**What you have to do**: Retype nothing except the lines below from the one with "Emit a Python" through the one with "ax.axis('off')", exactly, with images left out.

### Supplied records ###

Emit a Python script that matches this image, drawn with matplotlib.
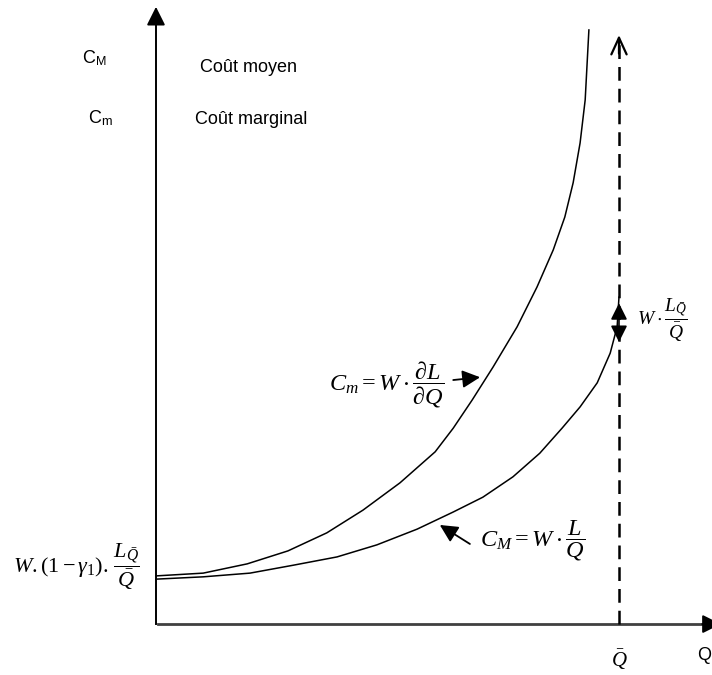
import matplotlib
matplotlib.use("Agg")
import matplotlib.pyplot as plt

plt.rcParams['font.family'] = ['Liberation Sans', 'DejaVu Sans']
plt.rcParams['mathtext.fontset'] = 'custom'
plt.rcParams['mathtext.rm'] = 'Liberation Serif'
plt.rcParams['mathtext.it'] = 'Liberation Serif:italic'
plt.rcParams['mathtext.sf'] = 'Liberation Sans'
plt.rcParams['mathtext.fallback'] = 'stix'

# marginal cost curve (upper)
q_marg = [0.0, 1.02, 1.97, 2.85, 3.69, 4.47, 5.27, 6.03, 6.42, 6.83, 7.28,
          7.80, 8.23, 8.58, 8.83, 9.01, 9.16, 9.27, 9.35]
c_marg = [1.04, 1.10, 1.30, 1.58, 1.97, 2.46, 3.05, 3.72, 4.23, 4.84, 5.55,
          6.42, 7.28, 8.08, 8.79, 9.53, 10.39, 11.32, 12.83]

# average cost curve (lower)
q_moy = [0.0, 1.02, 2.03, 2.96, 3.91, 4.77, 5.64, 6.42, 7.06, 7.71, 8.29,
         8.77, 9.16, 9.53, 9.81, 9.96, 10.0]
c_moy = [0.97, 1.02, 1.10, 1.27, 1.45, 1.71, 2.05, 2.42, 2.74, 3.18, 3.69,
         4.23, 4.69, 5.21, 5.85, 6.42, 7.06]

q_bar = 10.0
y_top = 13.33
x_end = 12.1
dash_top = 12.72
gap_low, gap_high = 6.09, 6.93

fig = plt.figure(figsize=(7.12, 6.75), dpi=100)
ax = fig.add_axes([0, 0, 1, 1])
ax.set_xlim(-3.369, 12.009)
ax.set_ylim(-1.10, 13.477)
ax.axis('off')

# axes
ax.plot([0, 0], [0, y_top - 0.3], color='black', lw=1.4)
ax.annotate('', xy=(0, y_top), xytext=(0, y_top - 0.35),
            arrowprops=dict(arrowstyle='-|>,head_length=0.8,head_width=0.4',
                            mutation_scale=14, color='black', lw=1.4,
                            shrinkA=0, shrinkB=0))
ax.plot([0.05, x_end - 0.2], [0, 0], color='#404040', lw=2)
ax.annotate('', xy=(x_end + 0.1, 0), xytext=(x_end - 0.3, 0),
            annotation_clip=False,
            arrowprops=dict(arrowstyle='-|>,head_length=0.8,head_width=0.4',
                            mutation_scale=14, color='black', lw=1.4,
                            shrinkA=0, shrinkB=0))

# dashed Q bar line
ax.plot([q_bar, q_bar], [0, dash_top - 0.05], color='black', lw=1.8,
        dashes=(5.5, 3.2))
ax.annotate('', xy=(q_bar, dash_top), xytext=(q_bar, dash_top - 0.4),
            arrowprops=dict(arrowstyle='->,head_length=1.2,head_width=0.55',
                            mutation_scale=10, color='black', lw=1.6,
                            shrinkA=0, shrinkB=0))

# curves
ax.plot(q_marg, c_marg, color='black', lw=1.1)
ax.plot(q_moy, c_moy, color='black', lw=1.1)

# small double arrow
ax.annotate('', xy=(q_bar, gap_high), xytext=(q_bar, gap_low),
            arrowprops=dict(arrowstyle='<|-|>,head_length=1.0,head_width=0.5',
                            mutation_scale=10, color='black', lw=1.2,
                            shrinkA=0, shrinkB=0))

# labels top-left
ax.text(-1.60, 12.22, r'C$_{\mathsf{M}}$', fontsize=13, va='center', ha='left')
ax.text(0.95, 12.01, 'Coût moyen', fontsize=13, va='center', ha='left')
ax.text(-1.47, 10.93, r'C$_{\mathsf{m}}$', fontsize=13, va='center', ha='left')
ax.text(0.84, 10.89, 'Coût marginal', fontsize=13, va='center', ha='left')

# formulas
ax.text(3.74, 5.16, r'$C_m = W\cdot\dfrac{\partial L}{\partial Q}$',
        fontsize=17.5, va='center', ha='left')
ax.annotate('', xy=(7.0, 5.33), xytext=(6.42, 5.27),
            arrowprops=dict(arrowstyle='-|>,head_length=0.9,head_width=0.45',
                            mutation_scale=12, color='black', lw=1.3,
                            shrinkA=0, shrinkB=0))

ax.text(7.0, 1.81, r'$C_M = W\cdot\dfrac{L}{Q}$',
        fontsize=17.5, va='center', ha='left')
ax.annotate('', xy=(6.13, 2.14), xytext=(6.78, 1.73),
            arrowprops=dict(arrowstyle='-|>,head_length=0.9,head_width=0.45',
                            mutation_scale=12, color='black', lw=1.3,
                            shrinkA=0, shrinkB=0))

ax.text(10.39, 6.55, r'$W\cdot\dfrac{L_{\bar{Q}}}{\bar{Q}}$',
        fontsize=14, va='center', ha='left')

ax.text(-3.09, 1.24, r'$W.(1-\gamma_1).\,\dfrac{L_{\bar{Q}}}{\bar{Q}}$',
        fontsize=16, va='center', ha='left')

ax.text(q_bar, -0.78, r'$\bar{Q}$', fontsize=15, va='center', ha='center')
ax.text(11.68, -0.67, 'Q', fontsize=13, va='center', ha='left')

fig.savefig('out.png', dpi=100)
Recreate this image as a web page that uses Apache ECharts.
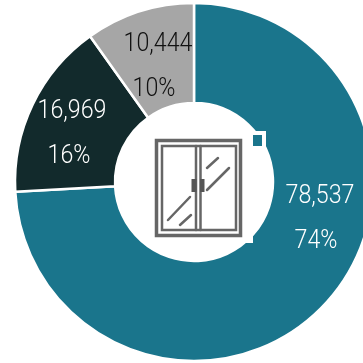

###
### Supplied records ###

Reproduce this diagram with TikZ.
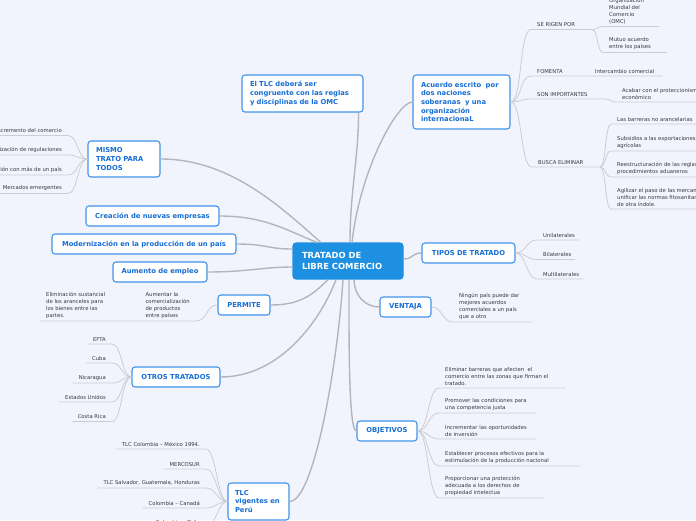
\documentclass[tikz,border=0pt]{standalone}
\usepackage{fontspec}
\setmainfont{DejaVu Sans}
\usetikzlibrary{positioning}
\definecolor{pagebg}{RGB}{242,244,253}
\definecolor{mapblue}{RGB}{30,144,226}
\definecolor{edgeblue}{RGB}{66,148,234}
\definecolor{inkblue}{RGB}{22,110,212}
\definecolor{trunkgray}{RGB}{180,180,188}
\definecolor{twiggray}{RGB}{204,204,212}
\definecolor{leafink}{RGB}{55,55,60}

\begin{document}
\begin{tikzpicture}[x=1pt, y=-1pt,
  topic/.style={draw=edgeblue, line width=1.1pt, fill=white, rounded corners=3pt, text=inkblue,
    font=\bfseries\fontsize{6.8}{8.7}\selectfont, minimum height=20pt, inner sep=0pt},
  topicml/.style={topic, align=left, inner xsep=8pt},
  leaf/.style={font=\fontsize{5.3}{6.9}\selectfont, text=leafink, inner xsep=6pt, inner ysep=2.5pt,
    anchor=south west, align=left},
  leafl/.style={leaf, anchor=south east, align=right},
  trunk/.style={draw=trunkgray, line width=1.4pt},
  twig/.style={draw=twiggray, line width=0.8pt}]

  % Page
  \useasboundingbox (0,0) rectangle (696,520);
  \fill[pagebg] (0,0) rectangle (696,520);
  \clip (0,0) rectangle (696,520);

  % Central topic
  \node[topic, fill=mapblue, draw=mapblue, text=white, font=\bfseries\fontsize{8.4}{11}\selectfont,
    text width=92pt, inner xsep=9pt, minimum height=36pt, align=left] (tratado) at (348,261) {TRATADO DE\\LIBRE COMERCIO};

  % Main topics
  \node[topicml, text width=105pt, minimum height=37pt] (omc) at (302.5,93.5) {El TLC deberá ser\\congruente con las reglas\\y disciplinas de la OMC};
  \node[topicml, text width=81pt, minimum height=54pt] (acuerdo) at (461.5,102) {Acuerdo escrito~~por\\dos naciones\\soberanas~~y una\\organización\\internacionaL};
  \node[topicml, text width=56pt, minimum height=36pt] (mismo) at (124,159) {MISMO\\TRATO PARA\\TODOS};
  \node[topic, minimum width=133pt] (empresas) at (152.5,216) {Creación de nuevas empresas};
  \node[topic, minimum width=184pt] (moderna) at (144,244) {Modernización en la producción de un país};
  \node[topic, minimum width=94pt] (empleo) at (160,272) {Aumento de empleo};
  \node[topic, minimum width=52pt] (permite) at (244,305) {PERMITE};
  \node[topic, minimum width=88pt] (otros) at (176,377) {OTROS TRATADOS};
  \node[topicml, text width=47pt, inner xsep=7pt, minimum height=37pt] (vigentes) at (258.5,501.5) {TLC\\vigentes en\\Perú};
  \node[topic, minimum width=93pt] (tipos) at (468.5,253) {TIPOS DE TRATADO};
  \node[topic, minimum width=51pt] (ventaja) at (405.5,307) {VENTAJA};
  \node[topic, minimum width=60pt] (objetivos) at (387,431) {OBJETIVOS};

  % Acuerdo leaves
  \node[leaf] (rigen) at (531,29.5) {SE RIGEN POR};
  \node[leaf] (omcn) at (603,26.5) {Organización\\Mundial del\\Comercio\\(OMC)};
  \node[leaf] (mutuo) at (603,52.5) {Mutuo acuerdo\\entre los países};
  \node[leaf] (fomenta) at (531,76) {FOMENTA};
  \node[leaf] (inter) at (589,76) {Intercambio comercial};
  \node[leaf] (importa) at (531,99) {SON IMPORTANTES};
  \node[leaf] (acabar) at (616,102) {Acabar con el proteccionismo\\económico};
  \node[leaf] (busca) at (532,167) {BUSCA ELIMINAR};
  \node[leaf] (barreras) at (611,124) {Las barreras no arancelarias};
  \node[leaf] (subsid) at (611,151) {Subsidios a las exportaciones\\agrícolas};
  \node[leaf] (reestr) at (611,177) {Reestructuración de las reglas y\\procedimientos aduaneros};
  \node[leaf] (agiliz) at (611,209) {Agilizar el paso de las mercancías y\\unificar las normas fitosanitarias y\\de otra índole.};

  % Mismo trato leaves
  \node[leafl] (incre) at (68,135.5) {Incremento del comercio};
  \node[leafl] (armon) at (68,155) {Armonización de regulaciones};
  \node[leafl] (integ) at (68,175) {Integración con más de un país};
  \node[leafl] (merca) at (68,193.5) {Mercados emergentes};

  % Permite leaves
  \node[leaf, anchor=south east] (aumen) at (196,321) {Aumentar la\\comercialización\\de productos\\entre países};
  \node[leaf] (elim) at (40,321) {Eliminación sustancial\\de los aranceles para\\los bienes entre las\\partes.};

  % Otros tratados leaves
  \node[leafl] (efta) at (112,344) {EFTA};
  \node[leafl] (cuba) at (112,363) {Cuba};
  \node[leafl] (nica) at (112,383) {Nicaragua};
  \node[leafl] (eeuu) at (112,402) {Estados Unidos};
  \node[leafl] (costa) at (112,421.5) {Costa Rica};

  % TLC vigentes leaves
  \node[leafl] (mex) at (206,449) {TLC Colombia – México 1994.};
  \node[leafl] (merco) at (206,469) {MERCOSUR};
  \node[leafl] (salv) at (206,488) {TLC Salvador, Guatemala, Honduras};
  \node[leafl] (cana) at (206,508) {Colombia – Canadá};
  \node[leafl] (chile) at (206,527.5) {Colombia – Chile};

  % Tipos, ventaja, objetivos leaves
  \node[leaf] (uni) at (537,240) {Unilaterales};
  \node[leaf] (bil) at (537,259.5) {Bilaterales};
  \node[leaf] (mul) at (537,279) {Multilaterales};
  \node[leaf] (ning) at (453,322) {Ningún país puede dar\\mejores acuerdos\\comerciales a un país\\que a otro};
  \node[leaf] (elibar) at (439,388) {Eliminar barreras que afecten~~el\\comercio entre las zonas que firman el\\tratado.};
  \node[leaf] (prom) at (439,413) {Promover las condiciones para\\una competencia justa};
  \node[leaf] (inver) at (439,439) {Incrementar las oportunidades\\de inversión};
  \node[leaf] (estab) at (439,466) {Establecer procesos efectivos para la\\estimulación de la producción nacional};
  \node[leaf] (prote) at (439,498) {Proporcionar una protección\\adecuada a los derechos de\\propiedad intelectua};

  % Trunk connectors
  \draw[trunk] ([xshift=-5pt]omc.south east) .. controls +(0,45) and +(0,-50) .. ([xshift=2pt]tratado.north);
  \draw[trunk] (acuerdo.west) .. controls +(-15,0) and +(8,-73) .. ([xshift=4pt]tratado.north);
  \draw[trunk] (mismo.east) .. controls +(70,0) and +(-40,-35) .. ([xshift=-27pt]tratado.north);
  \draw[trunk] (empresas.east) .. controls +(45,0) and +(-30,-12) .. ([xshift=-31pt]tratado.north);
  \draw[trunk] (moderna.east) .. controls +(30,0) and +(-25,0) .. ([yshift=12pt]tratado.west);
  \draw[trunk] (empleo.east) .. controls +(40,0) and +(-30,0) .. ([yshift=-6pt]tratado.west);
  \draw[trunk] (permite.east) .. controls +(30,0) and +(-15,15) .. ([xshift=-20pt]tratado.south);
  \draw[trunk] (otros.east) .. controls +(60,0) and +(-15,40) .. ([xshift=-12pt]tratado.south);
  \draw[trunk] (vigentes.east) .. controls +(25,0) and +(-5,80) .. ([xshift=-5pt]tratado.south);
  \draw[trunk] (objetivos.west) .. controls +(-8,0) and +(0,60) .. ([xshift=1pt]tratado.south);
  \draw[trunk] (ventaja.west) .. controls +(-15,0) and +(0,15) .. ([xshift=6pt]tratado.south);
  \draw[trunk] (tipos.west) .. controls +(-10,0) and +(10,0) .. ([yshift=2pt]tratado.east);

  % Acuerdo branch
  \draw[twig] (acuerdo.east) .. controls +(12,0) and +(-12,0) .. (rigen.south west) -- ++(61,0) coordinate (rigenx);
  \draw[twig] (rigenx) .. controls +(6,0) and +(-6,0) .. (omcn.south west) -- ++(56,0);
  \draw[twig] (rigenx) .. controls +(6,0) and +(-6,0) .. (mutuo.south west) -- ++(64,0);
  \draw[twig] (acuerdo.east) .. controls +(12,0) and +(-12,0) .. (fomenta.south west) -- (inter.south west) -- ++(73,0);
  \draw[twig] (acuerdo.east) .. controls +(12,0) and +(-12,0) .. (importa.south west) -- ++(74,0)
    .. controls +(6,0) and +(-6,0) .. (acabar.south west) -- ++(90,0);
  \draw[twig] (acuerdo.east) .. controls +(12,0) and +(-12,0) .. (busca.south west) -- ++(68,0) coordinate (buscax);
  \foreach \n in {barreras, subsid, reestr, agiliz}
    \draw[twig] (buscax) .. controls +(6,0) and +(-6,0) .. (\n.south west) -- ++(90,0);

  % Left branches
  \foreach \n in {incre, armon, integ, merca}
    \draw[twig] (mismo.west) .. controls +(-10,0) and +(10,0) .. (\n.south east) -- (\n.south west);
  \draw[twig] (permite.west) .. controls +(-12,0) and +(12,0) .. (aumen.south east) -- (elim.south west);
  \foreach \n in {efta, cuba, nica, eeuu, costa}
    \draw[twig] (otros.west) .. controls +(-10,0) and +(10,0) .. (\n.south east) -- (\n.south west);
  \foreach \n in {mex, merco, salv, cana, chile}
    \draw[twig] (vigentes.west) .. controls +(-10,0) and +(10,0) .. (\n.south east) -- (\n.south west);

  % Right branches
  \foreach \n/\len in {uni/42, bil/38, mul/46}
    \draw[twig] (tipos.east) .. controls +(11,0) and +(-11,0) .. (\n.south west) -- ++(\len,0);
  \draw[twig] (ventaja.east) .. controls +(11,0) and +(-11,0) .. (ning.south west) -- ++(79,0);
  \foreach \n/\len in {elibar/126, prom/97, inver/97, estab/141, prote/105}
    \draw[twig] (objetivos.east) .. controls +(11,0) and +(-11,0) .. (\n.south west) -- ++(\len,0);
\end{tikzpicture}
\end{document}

###

**The response**:
Emit a Python script that matches this image, drawn with matplotlib.
import matplotlib
matplotlib.use("Agg")
import matplotlib.pyplot as plt

plt.rcParams['font.family'] = ['Liberation Sans', 'DejaVu Sans']
plt.rcParams['mathtext.fontset'] = 'custom'
plt.rcParams['mathtext.rm'] = 'Liberation Serif'
plt.rcParams['mathtext.it'] = 'Liberation Serif:italic'
plt.rcParams['mathtext.sf'] = 'Liberation Sans'
plt.rcParams['mathtext.fallback'] = 'stix'

# marginal cost curve (upper)
q_marg = [0.0, 1.02, 1.97, 2.85, 3.69, 4.47, 5.27, 6.03, 6.42, 6.83, 7.28,
          7.80, 8.23, 8.58, 8.83, 9.01, 9.16, 9.27, 9.35]
c_marg = [1.04, 1.10, 1.30, 1.58, 1.97, 2.46, 3.05, 3.72, 4.23, 4.84, 5.55,
          6.42, 7.28, 8.08, 8.79, 9.53, 10.39, 11.32, 12.83]

# average cost curve (lower)
q_moy = [0.0, 1.02, 2.03, 2.96, 3.91, 4.77, 5.64, 6.42, 7.06, 7.71, 8.29,
         8.77, 9.16, 9.53, 9.81, 9.96, 10.0]
c_moy = [0.97, 1.02, 1.10, 1.27, 1.45, 1.71, 2.05, 2.42, 2.74, 3.18, 3.69,
         4.23, 4.69, 5.21, 5.85, 6.42, 7.06]

q_bar = 10.0
y_top = 13.33
x_end = 12.1
dash_top = 12.72
gap_low, gap_high = 6.09, 6.93

fig = plt.figure(figsize=(7.12, 6.75), dpi=100)
ax = fig.add_axes([0, 0, 1, 1])
ax.set_xlim(-3.369, 12.009)
ax.set_ylim(-1.10, 13.477)
ax.axis('off')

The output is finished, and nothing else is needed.